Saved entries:
++++++
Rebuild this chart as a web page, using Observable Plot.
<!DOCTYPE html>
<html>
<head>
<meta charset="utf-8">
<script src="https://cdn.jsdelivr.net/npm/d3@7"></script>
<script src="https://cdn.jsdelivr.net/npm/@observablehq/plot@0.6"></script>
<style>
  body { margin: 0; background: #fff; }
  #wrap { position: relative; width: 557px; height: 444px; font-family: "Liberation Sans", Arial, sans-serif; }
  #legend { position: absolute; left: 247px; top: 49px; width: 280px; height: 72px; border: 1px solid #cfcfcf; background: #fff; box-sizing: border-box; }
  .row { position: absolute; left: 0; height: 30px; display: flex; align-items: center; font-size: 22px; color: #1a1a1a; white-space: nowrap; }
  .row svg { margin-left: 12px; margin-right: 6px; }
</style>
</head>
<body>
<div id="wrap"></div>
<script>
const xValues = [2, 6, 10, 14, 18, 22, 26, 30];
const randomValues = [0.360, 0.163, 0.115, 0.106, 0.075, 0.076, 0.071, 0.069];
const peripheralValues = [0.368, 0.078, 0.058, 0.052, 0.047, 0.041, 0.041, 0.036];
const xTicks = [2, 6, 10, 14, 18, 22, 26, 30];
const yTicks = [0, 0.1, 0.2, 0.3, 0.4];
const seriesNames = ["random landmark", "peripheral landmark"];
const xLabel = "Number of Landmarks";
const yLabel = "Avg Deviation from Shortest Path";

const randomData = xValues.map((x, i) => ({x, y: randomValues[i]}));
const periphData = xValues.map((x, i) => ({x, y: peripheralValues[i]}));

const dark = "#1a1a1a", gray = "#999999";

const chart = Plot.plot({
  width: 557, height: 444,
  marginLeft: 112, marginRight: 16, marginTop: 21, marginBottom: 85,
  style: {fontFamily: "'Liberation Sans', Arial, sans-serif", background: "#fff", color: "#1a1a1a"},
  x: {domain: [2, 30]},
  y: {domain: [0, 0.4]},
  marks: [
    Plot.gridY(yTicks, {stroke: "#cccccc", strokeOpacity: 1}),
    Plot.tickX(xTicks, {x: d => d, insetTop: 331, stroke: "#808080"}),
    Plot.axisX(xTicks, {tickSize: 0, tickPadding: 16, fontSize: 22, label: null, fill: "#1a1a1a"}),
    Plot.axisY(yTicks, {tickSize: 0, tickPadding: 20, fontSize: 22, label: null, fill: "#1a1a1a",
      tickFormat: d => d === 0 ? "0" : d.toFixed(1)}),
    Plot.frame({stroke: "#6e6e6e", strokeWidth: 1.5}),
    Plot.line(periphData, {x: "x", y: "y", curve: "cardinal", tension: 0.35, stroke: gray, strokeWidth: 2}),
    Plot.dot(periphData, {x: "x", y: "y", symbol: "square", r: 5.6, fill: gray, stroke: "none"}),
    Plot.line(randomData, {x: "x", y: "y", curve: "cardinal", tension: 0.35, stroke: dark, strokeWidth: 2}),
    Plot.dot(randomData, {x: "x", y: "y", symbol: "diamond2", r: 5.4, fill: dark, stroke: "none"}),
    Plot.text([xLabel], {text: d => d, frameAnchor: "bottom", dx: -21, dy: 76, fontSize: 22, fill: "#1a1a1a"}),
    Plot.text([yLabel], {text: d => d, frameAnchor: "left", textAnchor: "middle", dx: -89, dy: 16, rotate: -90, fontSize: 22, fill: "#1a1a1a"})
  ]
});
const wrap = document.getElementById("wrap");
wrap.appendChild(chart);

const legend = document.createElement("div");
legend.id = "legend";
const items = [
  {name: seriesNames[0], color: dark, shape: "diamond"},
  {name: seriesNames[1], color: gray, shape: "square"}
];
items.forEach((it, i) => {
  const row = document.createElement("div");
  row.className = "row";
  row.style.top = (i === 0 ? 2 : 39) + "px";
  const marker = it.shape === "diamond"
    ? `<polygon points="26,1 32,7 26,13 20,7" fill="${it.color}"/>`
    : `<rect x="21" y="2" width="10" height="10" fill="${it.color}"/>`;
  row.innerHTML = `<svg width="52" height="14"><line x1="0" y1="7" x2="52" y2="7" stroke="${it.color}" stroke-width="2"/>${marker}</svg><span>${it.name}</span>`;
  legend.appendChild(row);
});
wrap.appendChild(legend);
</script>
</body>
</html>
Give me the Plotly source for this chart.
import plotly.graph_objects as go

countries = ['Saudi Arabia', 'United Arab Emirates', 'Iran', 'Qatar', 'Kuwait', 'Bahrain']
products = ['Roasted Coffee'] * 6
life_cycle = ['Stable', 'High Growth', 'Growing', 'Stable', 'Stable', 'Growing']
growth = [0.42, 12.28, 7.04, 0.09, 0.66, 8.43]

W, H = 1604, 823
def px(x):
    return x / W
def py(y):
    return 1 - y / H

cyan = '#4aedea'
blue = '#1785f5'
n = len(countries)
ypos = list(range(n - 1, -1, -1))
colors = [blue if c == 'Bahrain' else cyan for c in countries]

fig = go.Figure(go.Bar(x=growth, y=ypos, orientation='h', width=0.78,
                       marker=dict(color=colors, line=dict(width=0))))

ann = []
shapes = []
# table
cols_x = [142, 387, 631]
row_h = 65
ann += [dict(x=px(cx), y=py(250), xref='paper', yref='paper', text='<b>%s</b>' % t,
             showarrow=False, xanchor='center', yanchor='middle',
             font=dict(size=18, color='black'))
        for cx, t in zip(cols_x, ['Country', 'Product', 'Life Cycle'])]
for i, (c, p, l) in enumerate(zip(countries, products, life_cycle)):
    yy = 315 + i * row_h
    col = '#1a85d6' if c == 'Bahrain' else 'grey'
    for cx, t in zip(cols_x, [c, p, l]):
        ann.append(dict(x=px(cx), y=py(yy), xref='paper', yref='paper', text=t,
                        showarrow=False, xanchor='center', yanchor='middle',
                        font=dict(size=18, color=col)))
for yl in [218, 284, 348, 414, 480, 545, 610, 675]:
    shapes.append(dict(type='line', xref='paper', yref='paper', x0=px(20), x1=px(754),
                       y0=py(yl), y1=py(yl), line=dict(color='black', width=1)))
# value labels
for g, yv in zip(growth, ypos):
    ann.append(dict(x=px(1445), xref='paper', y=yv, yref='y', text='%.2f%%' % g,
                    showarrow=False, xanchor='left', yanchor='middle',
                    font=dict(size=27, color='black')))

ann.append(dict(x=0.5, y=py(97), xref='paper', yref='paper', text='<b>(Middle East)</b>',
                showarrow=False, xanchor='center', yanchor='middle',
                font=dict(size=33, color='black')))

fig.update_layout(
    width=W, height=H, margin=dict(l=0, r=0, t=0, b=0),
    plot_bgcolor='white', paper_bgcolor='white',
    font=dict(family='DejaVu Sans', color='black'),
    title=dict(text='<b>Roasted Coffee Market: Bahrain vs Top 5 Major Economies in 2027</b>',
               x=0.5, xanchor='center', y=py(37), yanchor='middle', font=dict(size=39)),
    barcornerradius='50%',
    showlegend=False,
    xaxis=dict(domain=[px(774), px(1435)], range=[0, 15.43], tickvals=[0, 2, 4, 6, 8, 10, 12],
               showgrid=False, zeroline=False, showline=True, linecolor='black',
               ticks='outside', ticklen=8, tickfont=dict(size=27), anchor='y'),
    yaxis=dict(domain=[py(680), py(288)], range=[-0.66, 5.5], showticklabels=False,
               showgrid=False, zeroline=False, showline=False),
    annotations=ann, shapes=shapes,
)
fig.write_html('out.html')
++++++
#### WHAT IS NEEDED:
Of all the entries above, repeat only the lines from the line that has "Give me the Plotly source for this chart." to the line that has "return 1 - y / H", both lines included, exactly.

#### TASK RESULT:
Give me the Plotly source for this chart.
import plotly.graph_objects as go

countries = ['Saudi Arabia', 'United Arab Emirates', 'Iran', 'Qatar', 'Kuwait', 'Bahrain']
products = ['Roasted Coffee'] * 6
life_cycle = ['Stable', 'High Growth', 'Growing', 'Stable', 'Stable', 'Growing']
growth = [0.42, 12.28, 7.04, 0.09, 0.66, 8.43]

W, H = 1604, 823
def px(x):
    return x / W
def py(y):
    return 1 - y / H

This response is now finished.